▶ Material provided:
= = =

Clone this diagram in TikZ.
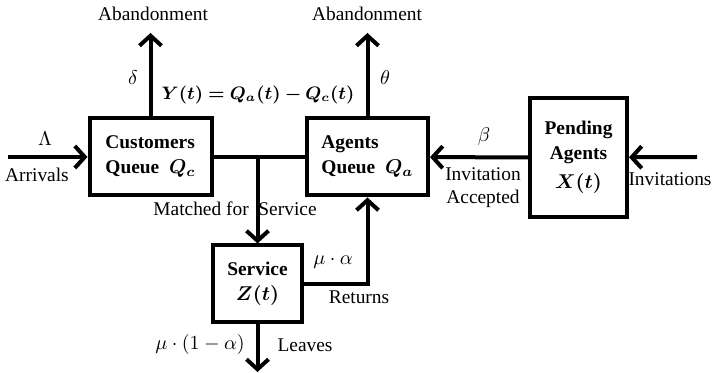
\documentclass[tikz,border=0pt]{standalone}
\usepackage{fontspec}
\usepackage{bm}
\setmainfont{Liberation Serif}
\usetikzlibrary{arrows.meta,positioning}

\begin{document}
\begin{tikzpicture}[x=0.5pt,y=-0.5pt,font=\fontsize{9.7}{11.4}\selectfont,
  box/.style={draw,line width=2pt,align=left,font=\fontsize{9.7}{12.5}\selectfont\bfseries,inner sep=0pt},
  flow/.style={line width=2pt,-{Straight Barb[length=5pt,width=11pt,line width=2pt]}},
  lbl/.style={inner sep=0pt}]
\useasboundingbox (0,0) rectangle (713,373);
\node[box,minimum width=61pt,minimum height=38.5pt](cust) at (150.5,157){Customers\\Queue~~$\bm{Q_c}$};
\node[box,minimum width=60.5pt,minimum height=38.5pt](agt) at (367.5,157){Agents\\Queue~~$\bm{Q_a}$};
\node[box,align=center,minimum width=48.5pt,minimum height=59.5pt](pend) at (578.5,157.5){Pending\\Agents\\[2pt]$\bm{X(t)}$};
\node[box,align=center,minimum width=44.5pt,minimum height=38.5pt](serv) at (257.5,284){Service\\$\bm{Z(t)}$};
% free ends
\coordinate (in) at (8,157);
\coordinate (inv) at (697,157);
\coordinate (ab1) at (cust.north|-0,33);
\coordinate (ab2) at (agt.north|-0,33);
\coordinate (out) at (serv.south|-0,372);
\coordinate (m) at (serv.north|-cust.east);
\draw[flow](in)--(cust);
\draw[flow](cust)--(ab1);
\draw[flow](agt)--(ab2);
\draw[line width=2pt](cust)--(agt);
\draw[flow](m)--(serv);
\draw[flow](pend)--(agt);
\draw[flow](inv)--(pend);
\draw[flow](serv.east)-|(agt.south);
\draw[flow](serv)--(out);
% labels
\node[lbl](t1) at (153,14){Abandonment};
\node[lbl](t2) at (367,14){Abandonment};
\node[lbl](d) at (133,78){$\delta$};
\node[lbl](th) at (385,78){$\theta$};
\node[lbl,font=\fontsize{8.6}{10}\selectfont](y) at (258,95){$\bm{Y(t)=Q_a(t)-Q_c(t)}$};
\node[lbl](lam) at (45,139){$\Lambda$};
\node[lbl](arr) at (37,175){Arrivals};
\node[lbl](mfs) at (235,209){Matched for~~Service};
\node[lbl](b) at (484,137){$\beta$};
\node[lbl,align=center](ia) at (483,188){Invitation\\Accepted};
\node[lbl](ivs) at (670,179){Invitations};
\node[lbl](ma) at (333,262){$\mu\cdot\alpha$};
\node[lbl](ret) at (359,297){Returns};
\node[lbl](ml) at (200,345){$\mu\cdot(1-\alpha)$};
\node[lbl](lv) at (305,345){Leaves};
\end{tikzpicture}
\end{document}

= = =

▶ To be done: From start to finish, output the listing exactly, but omit its pictures.

▶ Worked answer:
Clone this diagram in TikZ.
\documentclass[tikz,border=0pt]{standalone}
\usepackage{fontspec}
\usepackage{bm}
\setmainfont{Liberation Serif}
\usetikzlibrary{arrows.meta,positioning}

\begin{document}
\begin{tikzpicture}[x=0.5pt,y=-0.5pt,font=\fontsize{9.7}{11.4}\selectfont,
  box/.style={draw,line width=2pt,align=left,font=\fontsize{9.7}{12.5}\selectfont\bfseries,inner sep=0pt},
  flow/.style={line width=2pt,-{Straight Barb[length=5pt,width=11pt,line width=2pt]}},
  lbl/.style={inner sep=0pt}]
\useasboundingbox (0,0) rectangle (713,373);
\node[box,minimum width=61pt,minimum height=38.5pt](cust) at (150.5,157){Customers\\Queue~~$\bm{Q_c}$};
\node[box,minimum width=60.5pt,minimum height=38.5pt](agt) at (367.5,157){Agents\\Queue~~$\bm{Q_a}$};
\node[box,align=center,minimum width=48.5pt,minimum height=59.5pt](pend) at (578.5,157.5){Pending\\Agents\\[2pt]$\bm{X(t)}$};
\node[box,align=center,minimum width=44.5pt,minimum height=38.5pt](serv) at (257.5,284){Service\\$\bm{Z(t)}$};
% free ends
\coordinate (in) at (8,157);
\coordinate (inv) at (697,157);
\coordinate (ab1) at (cust.north|-0,33);
\coordinate (ab2) at (agt.north|-0,33);
\coordinate (out) at (serv.south|-0,372);
\coordinate (m) at (serv.north|-cust.east);
\draw[flow](in)--(cust);
\draw[flow](cust)--(ab1);
\draw[flow](agt)--(ab2);
\draw[line width=2pt](cust)--(agt);
\draw[flow](m)--(serv);
\draw[flow](pend)--(agt);
\draw[flow](inv)--(pend);
\draw[flow](serv.east)-|(agt.south);
\draw[flow](serv)--(out);
% labels
\node[lbl](t1) at (153,14){Abandonment};
\node[lbl](t2) at (367,14){Abandonment};
\node[lbl](d) at (133,78){$\delta$};
\node[lbl](th) at (385,78){$\theta$};
\node[lbl,font=\fontsize{8.6}{10}\selectfont](y) at (258,95){$\bm{Y(t)=Q_a(t)-Q_c(t)}$};
\node[lbl](lam) at (45,139){$\Lambda$};
\node[lbl](arr) at (37,175){Arrivals};
\node[lbl](mfs) at (235,209){Matched for~~Service};
\node[lbl](b) at (484,137){$\beta$};
\node[lbl,align=center](ia) at (483,188){Invitation\\Accepted};
\node[lbl](ivs) at (670,179){Invitations};
\node[lbl](ma) at (333,262){$\mu\cdot\alpha$};
\node[lbl](ret) at (359,297){Returns};
\node[lbl](ml) at (200,345){$\mu\cdot(1-\alpha)$};
\node[lbl](lv) at (305,345){Leaves};
\end{tikzpicture}
\end{document}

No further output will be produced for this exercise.